District Attorney Caroline A. Wojtaszek vented her frustration as she urged Sheldon to reconsider, or at least make the postponement shorter.
"I do not believe that there is anything that is going to change the trajectory that couldn't be ironed out by the 21st (of January)," the DA said. "This trial has been delayed twice. The victim's family has been struggling with this for a whole year. To hold off jury selection is nonsensical."
But Bergevin also contended the DA's Office engaged in "a discovery dump," sending the defense 10,000 pages of documents and nine hours of audio tapes in the past month. It was too much to digest before Monday, she said.

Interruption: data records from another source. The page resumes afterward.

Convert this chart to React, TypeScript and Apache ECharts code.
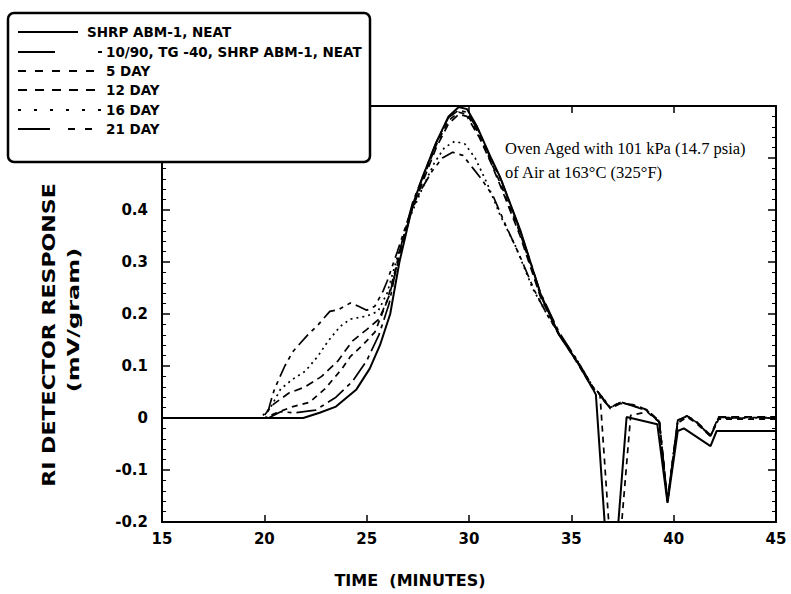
import React, { useEffect, useRef } from "react";
import * as echarts from "echarts";

type Pt = [number, number];

// ---- axis ranges & texts ----
const X_MIN = 15;
const X_MAX = 45;
const X_STEP = 5;
const Y_MIN = -0.2;
const Y_MAX = 0.6;
const Y_STEP = 0.1;

const X_TITLE = "TIME  (MINUTES)";
const Y_TITLE = "RI DETECTOR RESPONSE";
const Y_UNIT = "(mV/gram)";
const NOTE_LINES = ["Oven Aged with 101 kPa (14.7 psia)", "of Air at 163°C (325°F)"];

const SERIES_NAMES = [
  "SHRP ABM-1, NEAT",
  "10/90, TG -40, SHRP ABM-1, NEAT",
  "5 DAY",
  "12 DAY",
  "16 DAY",
  "21 DAY",
];

// ---- series values [time (min), response (mV/gram)] ----
const neat: Pt[] = [
  [15, 0], [21.9, 0], [22.7, 0.01], [23.5, 0.022], [24.5, 0.055], [25.15, 0.095],
  [25.65, 0.14], [26.15, 0.2], [26.6, 0.3], [27.25, 0.41], [27.75, 0.465], [28.4, 0.53],
  [29.0, 0.58], [29.5, 0.598], [29.9, 0.594], [30.4, 0.56], [31.1, 0.498], [31.5, 0.465],
  [32.5, 0.362], [33.5, 0.238], [34.4, 0.16], [35.3, 0.107], [36.05, 0.056], [36.2, 0.045],
  [36.8, -0.3], [37.1, -0.3], [37.7, 0.002], [39.2, -0.012], [39.7, -0.163], [40.2, -0.025],
  [40.5, -0.02], [41.8, -0.054], [42.1, -0.025], [45, -0.025],
];

const blend1090: Pt[] = [
  [15, 0], [20.2, 0], [20.8, 0.012], [21.5, 0.01], [22.5, 0.015], [23.5, 0.04],
  [24.3, 0.07], [25.0, 0.11], [25.6, 0.16], [26.1, 0.22], [26.6, 0.32], [27.25, 0.415],
  [27.8, 0.47], [28.4, 0.53], [29.0, 0.578], [29.5, 0.592], [29.9, 0.588], [30.5, 0.55],
  [31.1, 0.495], [31.6, 0.455], [32.5, 0.36], [33.5, 0.24], [34.4, 0.165], [35.3, 0.11],
  [36.05, 0.06], [36.3, 0.05], [36.65, 0.03], [36.9, 0.02], [37.4, 0.031], [38.0, 0.023],
  [38.7, 0.014], [39.3, -0.008], [39.7, -0.16], [40.2, -0.005], [40.65, 0.004],
  [41.1, -0.008], [41.8, -0.035], [42.2, 0], [45, 0],
];

const day5: Pt[] = [
  [15, 0], [20.0, 0], [20.6, 0.01], [21.4, 0.022], [22.2, 0.03], [22.96, 0.056],
  [23.8, 0.095], [24.2, 0.118], [24.8, 0.14], [25.4, 0.165], [26.0, 0.225], [26.5, 0.3],
  [27.1, 0.39], [27.7, 0.455], [28.4, 0.525], [29.0, 0.572], [29.5, 0.588], [29.9, 0.584],
  [30.5, 0.545], [31.1, 0.49], [31.6, 0.445], [32.5, 0.355], [33.5, 0.235], [34.4, 0.162],
  [35.3, 0.105], [36.0, 0.06], [36.4, 0.045], [37.0, -0.3], [37.25, -0.3], [37.9, 0.005],
  [38.7, 0.012], [39.3, -0.008], [39.7, -0.16], [40.2, -0.01], [40.65, 0.002],
  [41.1, -0.01], [41.8, -0.035], [42.2, -0.002], [45, -0.002],
];

const day12: Pt[] = [
  [15, 0], [19.9, 0], [20.4, 0.025], [21.2, 0.048], [22.0, 0.06], [22.8, 0.08],
  [23.6, 0.11], [24.3, 0.148], [25.0, 0.17], [25.6, 0.19], [26.1, 0.235], [26.6, 0.31],
  [27.2, 0.4], [27.8, 0.46], [28.4, 0.52], [29.0, 0.566], [29.5, 0.584], [29.9, 0.58],
  [30.5, 0.54], [31.1, 0.488], [31.6, 0.44], [32.5, 0.35], [33.5, 0.232], [34.4, 0.16],
  [35.3, 0.108], [36.05, 0.058], [36.3, 0.05], [36.6, 0.035], [36.9, 0.018], [37.4, 0.028],
  [38.0, 0.026], [38.7, 0.016], [39.3, -0.006], [39.7, -0.16], [40.2, -0.004],
  [40.65, 0.004], [41.1, -0.006], [41.8, -0.033], [42.2, 0.002], [45, 0.002],
];

const day16: Pt[] = [
  [15, 0], [19.8, 0], [20.3, 0.02], [20.8, 0.056], [21.4, 0.075], [22.0, 0.09],
  [22.6, 0.118], [23.1, 0.147], [23.7, 0.176], [24.2, 0.19], [25.0, 0.196], [25.55, 0.205],
  [26.0, 0.24], [26.5, 0.31], [27.1, 0.385], [27.7, 0.44], [28.3, 0.49], [28.8, 0.52],
  [29.3, 0.532], [29.8, 0.527], [30.3, 0.5], [30.9, 0.45], [31.5, 0.392], [32.3, 0.328],
  [33.1, 0.25], [33.8, 0.2], [34.4, 0.162], [35.3, 0.11], [36.05, 0.06], [36.3, 0.05],
  [36.6, 0.036], [36.9, 0.02], [37.4, 0.03], [38.0, 0.024], [38.7, 0.014], [39.3, -0.008],
  [39.7, -0.16], [40.2, -0.006], [40.65, 0.004], [41.1, -0.008], [41.8, -0.035],
  [42.2, 0], [45, 0],
];

const day21: Pt[] = [
  [15, 0], [20.1, 0], [20.3, 0.03], [20.5, 0.056], [21.0, 0.1], [21.4, 0.128],
  [22.1, 0.159], [22.6, 0.178], [23.2, 0.205], [23.6, 0.208], [24.2, 0.221], [24.6, 0.215],
  [25.0, 0.207], [25.4, 0.215], [25.8, 0.244], [26.0, 0.263], [26.5, 0.32], [27.0, 0.38],
  [27.6, 0.435], [28.2, 0.475], [28.7, 0.5], [29.2, 0.511], [29.7, 0.505], [30.2, 0.48],
  [30.6, 0.46], [31.2, 0.425], [31.8, 0.37], [32.5, 0.31], [33.2, 0.245], [33.8, 0.2],
  [34.4, 0.16], [35.3, 0.108], [36.05, 0.058], [36.3, 0.05], [36.6, 0.035], [36.9, 0.02],
  [37.4, 0.03], [38.0, 0.024], [38.7, 0.015], [39.3, -0.007], [39.7, -0.16], [40.2, -0.005],
  [40.65, 0.004], [41.1, -0.008], [41.8, -0.034], [42.2, 0.001], [45, 0.001],
];

const SERIES_DATA: Pt[][] = [neat, blend1090, day5, day12, day16, day21];

// ---- styles ----
const PLOT_DASH: (string | number[])[] = [
  "solid",
  [20, 5, 4, 5],
  [6, 5],
  [8, 5],
  [2, 4],
  [14, 5, 4, 5, 4, 5],
];
const LEGEND_DASH: (number[] | null)[] = [
  null,
  [37, 43, 4, 100],
  [8, 9],
  [9, 8],
  [3, 13],
  [32, 18, 7, 10, 7, 10, 4, 100],
];

const SANS = '"DejaVu Sans", "Liberation Sans", Arial, sans-serif';
const SERIF = '"Liberation Serif", "Times New Roman", serif';

function buildOption(): echarts.EChartsCoreOption {
  const legendTop = 13;
  const rowY = [32, 52, 71, 90, 110, 129];
  const legendEls: any[] = [
    {
      type: "rect",
      shape: { x: 8, y: legendTop, width: 362, height: 149, r: 6 },
      style: { fill: "#fff", stroke: "#000", lineWidth: 2.5 },
      z: 100,
    },
  ];
  SERIES_NAMES.forEach((name, i) => {
    const y = rowY[i];
    const solid = LEGEND_DASH[i] === null;
    legendEls.push({
      type: "line",
      shape: { x1: 18, y1: y, x2: solid ? 78 : 102, y2: y },
      style: {
        stroke: "#000",
        lineWidth: 1.8,
        lineDash: solid ? null : LEGEND_DASH[i],
      },
      z: 101,
    });
    legendEls.push({
      type: "text",
      x: solid ? 87 : 106,
      y,
      style: {
        text: name,
        font: `bold 13.5px ${SANS}`,
        fill: "#000",
        textAlign: "left",
        textVerticalAlign: "middle",
      },
      z: 101,
    });
  });

  const otherEls: any[] = [
    {
      type: "text",
      x: 505,
      y: 148,
      style: {
        text: NOTE_LINES[0],
        font: `16.5px ${SERIF}`,
        fill: "#000",
        textAlign: "left",
        textVerticalAlign: "middle",
      },
      z: 50,
    },
    {
      type: "text",
      x: 505,
      y: 172,
      style: {
        text: NOTE_LINES[1],
        font: `16.5px ${SERIF}`,
        fill: "#000",
        textAlign: "left",
        textVerticalAlign: "middle",
      },
      z: 50,
    },
    {
      type: "text",
      x: 410,
      y: 580,
      style: {
        text: X_TITLE,
        font: `bold 16px ${SANS}`,
        fill: "#000",
        textAlign: "center",
        textVerticalAlign: "middle",
      },
    },
    {
      type: "text",
      x: 49,
      y: 335,
      rotation: Math.PI / 2,
      scaleX: 1.3,
      style: {
        text: Y_TITLE,
        font: `bold 17px ${SANS}`,
        fill: "#000",
        textAlign: "center",
        textVerticalAlign: "middle",
      },
    },
    {
      type: "text",
      x: 74,
      y: 320,
      rotation: Math.PI / 2,
      scaleX: 1.5,
      style: {
        text: Y_UNIT,
        font: `bold 16px ${SANS}`,
        fill: "#000",
        textAlign: "center",
        textVerticalAlign: "middle",
      },
    },
  ];

  const axisLine = { onZero: false, lineStyle: { color: "#000", width: 2 } };
  const labelStyle = {
    color: "#000",
    fontSize: 15,
    fontWeight: "bold" as const,
    fontFamily: SANS,
  };

  return {
    animation: false,
    backgroundColor: "#fff",
    grid: { left: 162, right: 15, top: 106, bottom: 72, containLabel: false },
    xAxis: [
      {
        type: "value",
        position: "bottom",
        min: X_MIN,
        max: X_MAX,
        interval: X_STEP,
        axisLine,
        axisTick: { inside: true, length: 7, lineStyle: { color: "#000", width: 1.5 } },
        axisLabel: { ...labelStyle, margin: 9 },
        splitLine: { show: false },
      },
      {
        type: "value",
        position: "top",
        min: X_MIN,
        max: X_MAX,
        interval: X_STEP,
        axisLine,
        axisTick: { inside: true, length: 7, lineStyle: { color: "#000", width: 1.5 } },
        axisLabel: { show: false },
        splitLine: { show: false },
      },
    ],
    yAxis: [
      {
        type: "value",
        position: "left",
        min: Y_MIN,
        max: Y_MAX,
        interval: Y_STEP,
        axisLine,
        axisTick: { inside: true, length: 8, lineStyle: { color: "#000", width: 1.5 } },
        minorTick: { show: true, splitNumber: 5, length: 4, lineStyle: { color: "#000", width: 1 } },
        axisLabel: {
          ...labelStyle,
          margin: 14,
          formatter: (v: number) => {
            if (Math.abs(v) < 1e-9) return "0";
            if (v > 0.45) return "";
            return v.toFixed(1);
          },
        },
        splitLine: { show: false },
        minorSplitLine: { show: false },
      },
      {
        type: "value",
        position: "right",
        min: Y_MIN,
        max: Y_MAX,
        interval: Y_STEP,
        axisLine,
        axisTick: { inside: true, length: 8, lineStyle: { color: "#000", width: 1.5 } },
        minorTick: { show: true, splitNumber: 5, length: 4, lineStyle: { color: "#000", width: 1 } },
        axisLabel: { show: false },
        splitLine: { show: false },
      },
    ],
    series: SERIES_DATA.map((d, i) => ({
      type: "line",
      name: SERIES_NAMES[i],
      data: d,
      xAxisIndex: 0,
      yAxisIndex: 0,
      symbol: "none",
      showSymbol: false,
      clip: true,
      silent: true,
      lineStyle: { color: "#000", width: i === 0 ? 2 : 1.7, type: PLOT_DASH[i] as any },
    })),
    graphic: { elements: [...otherEls, ...legendEls] },
  };
}

export default function App() {
  const ref = useRef<HTMLDivElement>(null);
  useEffect(() => {
    if (!ref.current) return;
    const chart = echarts.init(ref.current, undefined, { renderer: "svg" });
    chart.setOption(buildOption());
    return () => chart.dispose();
  }, []);
  return (
    <div
      ref={ref}
      style={{ position: "fixed", left: 0, top: 0, width: 791, height: 594, background: "#fff" }}
    />
  );
}
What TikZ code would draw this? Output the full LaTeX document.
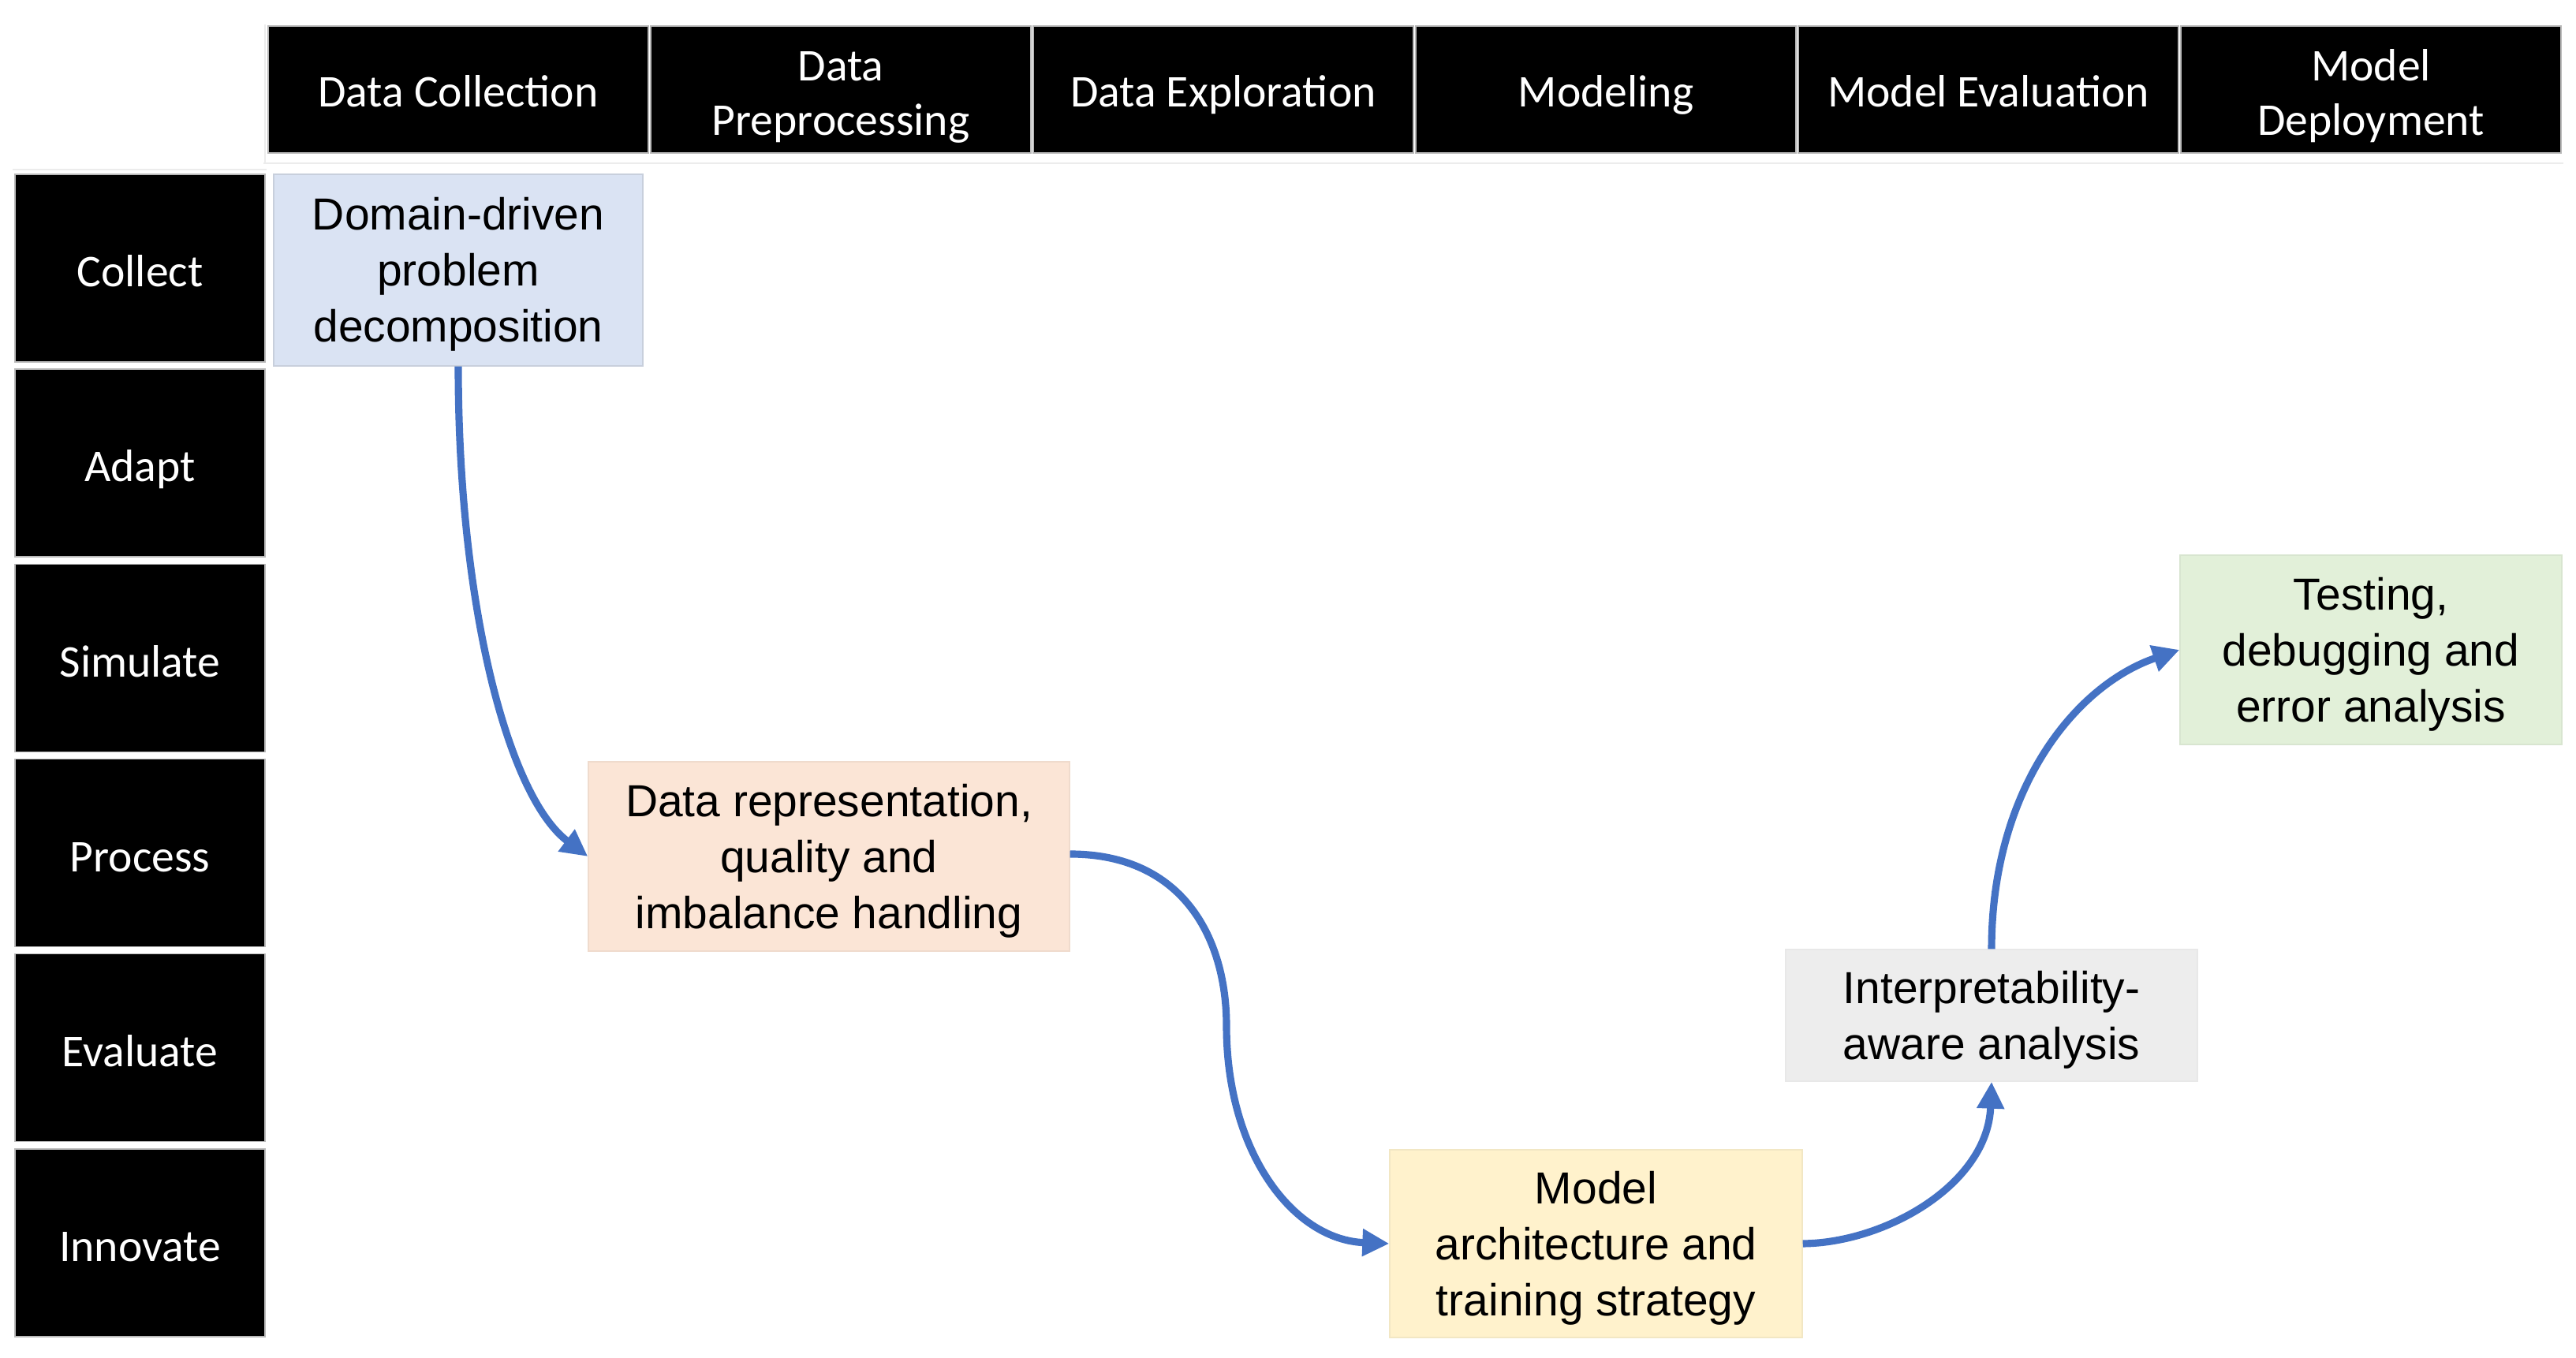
\documentclass[tikz,border=0pt]{standalone}
\usepackage{fontspec}
\setmainfont{Liberation Sans}
\newfontfamily\hdrfont{Carlito}
\usetikzlibrary{arrows.meta}

\definecolor{boxblue}{HTML}{DAE3F3}
\definecolor{boxorange}{HTML}{FBE5D6}
\definecolor{boxyellow}{HTML}{FFF2CC}
\definecolor{boxgray}{HTML}{EDEDED}
\definecolor{boxgreen}{HTML}{E2F0D9}
\definecolor{flowblue}{HTML}{4472C4}

% stacked lines, baseline at the last line
\newcommand{\stk}[1]{\begin{tabular}[b]{@{}c@{}}#1\end{tabular}}

\tikzset{hdr/.style={fill=black,draw=gray!55,line width=0.4pt,text=white,inner sep=0pt,text depth=1.3pt,
  minimum width=4.82cm,minimum height=1.61cm,font=\hdrfont\fontsize{16.4}{19.6}\selectfont}}
\tikzset{rowhdr/.style={hdr,text depth=0.2pt,minimum width=3.17cm,minimum height=2.38cm}}
\tikzset{stagebox/.style={inner sep=0pt,text depth=2.5pt,font=\fontsize{16.2}{20.2}\selectfont}}
\tikzset{flow/.style={flowblue,line width=2.6pt,-{Triangle[length=0.34cm,width=0.33cm]}}}

\begin{document}
\begin{tikzpicture}
      \useasboundingbox (0,0) rectangle (32.66,17.21);
      \pgfmathsetmacro{\colw}{4.85}
      \pgfmathsetmacro{\rowh}{2.472}
      \pgfmathsetmacro{\hdry}{16.075}

      % faint table lines
      \draw[gray!15,line width=0.5pt] (3.34,15.14) -- (32.50,15.14);
      \draw[gray!15,line width=0.5pt] (3.36,15.14) -- (3.36,16.90);
      \draw[gray!15,line width=0.5pt] (0.16,15.06) -- (3.38,15.06);

      \node[hdr] at (5.81,\hdry) (dc) {\stk{Data Collection}};
      \node[hdr,text depth=0.5pt] at (5.81+\colw,\hdry) (dp) {\stk{Data\\Preprocessing}};
      \node[hdr] at (5.81+2*\colw,\hdry) (de) {\stk{Data Exploration}};
      \node[hdr] at (5.81+3*\colw,\hdry) (mo) {\stk{Modeling}};
      \node[hdr] at (5.81+4*\colw,\hdry) (me) {\stk{Model Evaluation}};
      \node[hdr,text depth=0.5pt] at (5.81+5*\colw,\hdry) (md) {\stk{Model\\Deployment}};

      \node[rowhdr] at (1.775,13.81) (collect) {\stk{Collect}};
      \node[rowhdr] at (1.775,13.81-\rowh) (adapt) {\stk{Adapt}};
      \node[rowhdr] at (1.775,13.81-2*\rowh) (simulate) {\stk{Simulate}};
      \node[rowhdr] at (1.775,13.81-3*\rowh) (process) {\stk{Process}};
      \node[rowhdr] at (1.775,13.81-4*\rowh) (evaluate) {\stk{Evaluate}};
      \node[rowhdr] at (1.775,13.81-5*\rowh) (innovate) {\stk{Innovate}};

      \node[stagebox,fill=boxblue,draw=boxblue!80!gray,minimum width=4.68cm,minimum height=2.43cm]
        at (5.81,13.785) (domain) {\stk{Domain-driven\\problem\\decomposition}};
      \node[stagebox,fill=boxorange,draw=boxorange!90!gray,minimum width=6.10cm,minimum height=2.40cm]
        at (10.51,6.35) (datarep) {\stk{Data representation,\\quality and\\imbalance handling}};
      \node[stagebox,fill=boxyellow,draw=boxyellow!90!gray,minimum width=5.23cm,minimum height=2.38cm]
        at (20.235,1.44) (arch) {\stk{Model\\architecture and\\training strategy}};
      \node[stagebox,fill=boxgray,draw=boxgray!95!gray,minimum width=5.22cm,minimum height=1.67cm]
        at (25.25,4.335) (interp) {\stk{Interpretability-\\aware analysis}};
      \node[stagebox,fill=boxgreen,draw=boxgreen!90!gray,minimum width=4.84cm,minimum height=2.40cm]
        at (30.06,8.97) (testing) {\stk{Testing,\\debugging and\\error analysis}};

      \draw[flow] (domain.south) .. controls +(0,-3.07) and +(-1.0,0.75) .. (datarep.west);
      \draw[flow] ([yshift=0.3mm]datarep.east) .. controls +(1.44,0) and +(0,1.1) .. (15.55,4.2)
                  .. controls +(0,-1.6) and +(-1.22,0.05) .. (arch.west);
      \draw[flow] (arch.east) .. controls +(1.05,0.01) and +(-0.05,-1.3) .. (interp.south);
      \draw[flow] (interp.north) .. controls +(0,2.03) and +(-1.32,-0.45) .. (testing.west);
    \end{tikzpicture}
\end{document}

"We are not ready for trial, Your Honor," Bergevin said.
Prosecutors said much of the material duplicated information they had disclosed months ago.
"In an abundance of caution, we don't want this case to come back (on appeal)," Sheldon said. "We're going to have to give this case a new trial date, and boy, do I do that begrudgingly."
But she didn't fault the prosecution's discovery tactics.
"This is a tough one, because the people have been more than open, in my humble opinion," Sheldon said.
Wojtaszek said rescheduling the trial, which is expected to last about six weeks, spoils her minutely crafted scheduling plan for its witnesses, many of whom no longer live in Western New York.
"This has been a date certain since October. We have it organized. We have it coordinated. We have flights from all over the country," Wojtaszek said.
As a result of Friday's ruling, 279 prospective jurors will be excused.